401K Market Analysis
I recently conducted a market analysis into the Defined Contribution (401K) Market, and in the process I was able to learn some insights into this market. Prior to this engagement I thought that it was a simple industry with four or five players and a supporting ecosystem.
In actuality, this simplicity masks complexities that are usually not written about outside specialized media.
Insights for small businesses
This motivated me to share some of my insights in laymen’s terms. In general, it seems that the bigger the provider’s brand, the lower the value for the participants (employees), as administration complexities (brought by size and conflict of interest) take hold. Once you decide that offering a retirement plan is the right thing for your team, you need to ensure that you pick the best possible provider for it.
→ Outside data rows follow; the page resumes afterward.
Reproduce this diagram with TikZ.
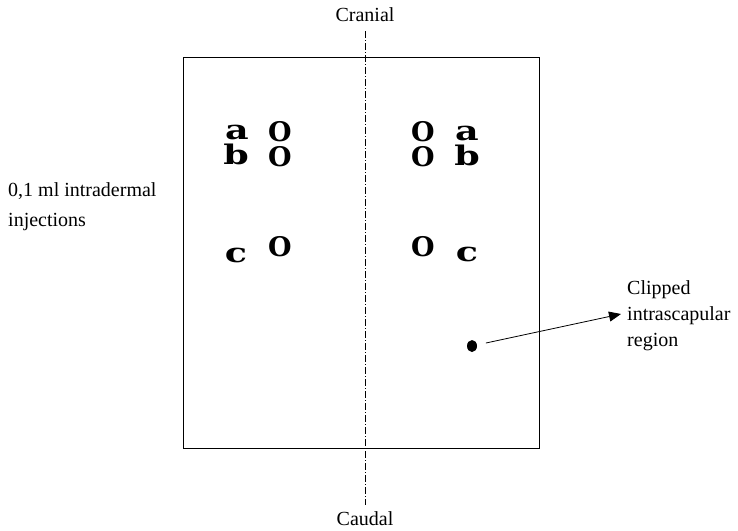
\documentclass[tikz,border=0pt]{standalone}
\usepackage{fontspec}
\setmainfont{Liberation Serif}
\newfontfamily\sitefont{DejaVu Serif}
\usetikzlibrary{arrows.meta,shapes.geometric}
\newcommand{\widesite}[1]{\scalebox{1.35}[1]{#1}}
\begin{document}
\begin{tikzpicture}[x=1pt,y=-1pt,
  lbl/.style={font=\fontsize{20}{26}\selectfont, inner sep=0pt},
  site/.style={font=\sitefont\bfseries\fontsize{27}{27}\selectfont, inner sep=0pt,
    text height=20pt, text depth=0pt, anchor=base},
  midline/.style={line width=0.7pt, dash pattern=on 7pt off 2pt on 1pt off 2pt},
  frame/.style={draw, line width=0.8pt, inner sep=0pt, minimum width=356pt, minimum height=391pt}]
\useasboundingbox (0,0) rectangle (738,530);

% skin area
\node[frame] (back) at (361,252.5) {};

% cranial-caudal midline
\coordinate (top) at (365,31);
\coordinate (bot) at (365,505);
\draw[midline] (top) -- (bot);
\node[lbl] (cranial) at (365,15) {Cranial};
\node[lbl] (caudal) at (365,519) {Caudal};

% injection sites, left side (positions are baselines)
\node[site] (la) at (237,139) {\widesite{a}};
\node[site] (lo1) at (280,141) {O};
\node[site] (lb) at (236,164) {\widesite{b}};
\node[site] (lo2) at (280,166) {O};
\node[site] (lc) at (236,262) {\widesite{c}};
\node[site] (lo3) at (280,256) {O};

% injection sites, right side
\node[site] (ro1) at (423,141) {O};
\node[site] (ra) at (467,140) {\widesite{a}};
\node[site] (ro2) at (423,166) {O};
\node[site] (rb) at (467,165) {\widesite{b}};
\node[site] (ro3) at (423,256) {O};
\node[site] (rc) at (467,261) {\widesite{c}};

% side label
\node[lbl, anchor=west, align=left, font=\fontsize{20}{30}\selectfont] (inj) at (8,207) {0,1 ml intradermal\\injections};

% clipped region marker
\node[ellipse, fill, inner sep=0pt, minimum width=10pt, minimum height=12pt] (dot) at (472,346) {};
\node[lbl, anchor=west, align=left] (clip) at (627,316) {Clipped\\intrascapular\\region};
\coordinate (tip) at (621,314);
\draw[line width=0.8pt, -{Triangle[length=12pt,width=10pt]}, shorten <=9pt] (dot) -- (tip);
\end{tikzpicture}
\end{document}
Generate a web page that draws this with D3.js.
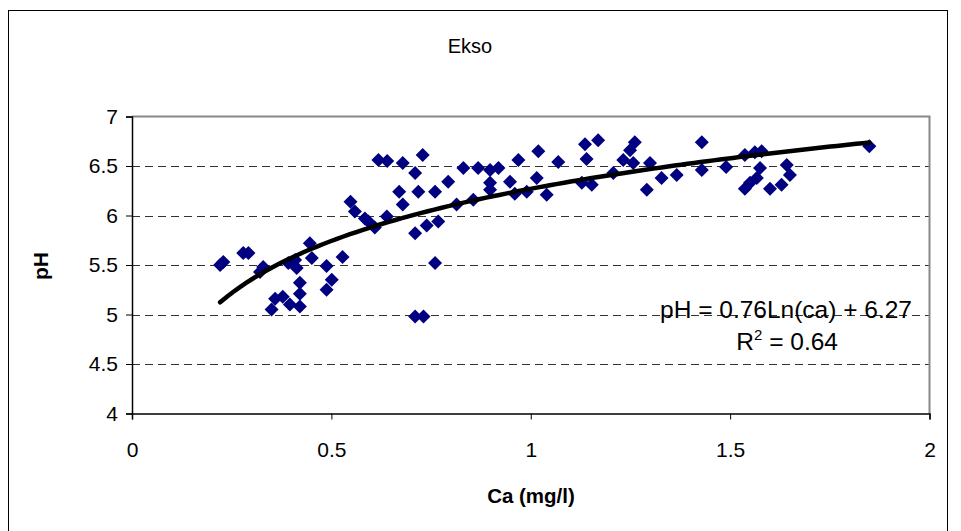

To help navigate the multiple provider options, we identified three key considerations for an employer to look into when reviewing or selecting a provider.
Ensure that the provider:
1. Protects your fiduciary responsibility:
Your retirement plan is an important employee benefit and you, as the sponsor (employer), have a fiduciary responsibility to protect the rights and benefits of participants and their beneficiaries.
Failure to meet fiduciary obligations can result in potential added expenses, litigation, and in some cases, prosecution.
You should make sure that your provider acts as independent retirement consulting firm which:
- Is not compensated by the investment instrument they place the plan in.
- Is not selling its own proprietary funds.
- Is not reselling other providers platforms (Independent advisors are not always independent).
As in any other business decision, staying clear of suppliers with existing or potential conflict of interest is a smart course of action.
2. Offers a clear and easy way to access investment education for your employees.
Ongoing participant education is integral in helping employees reach their retirement goals. The best retirement plan providers have developed a more personalized process as well as a proactive one.
They can educate your employees on how to make the best possible investment choices based on their current life stage (not just upload online brochures and calculators).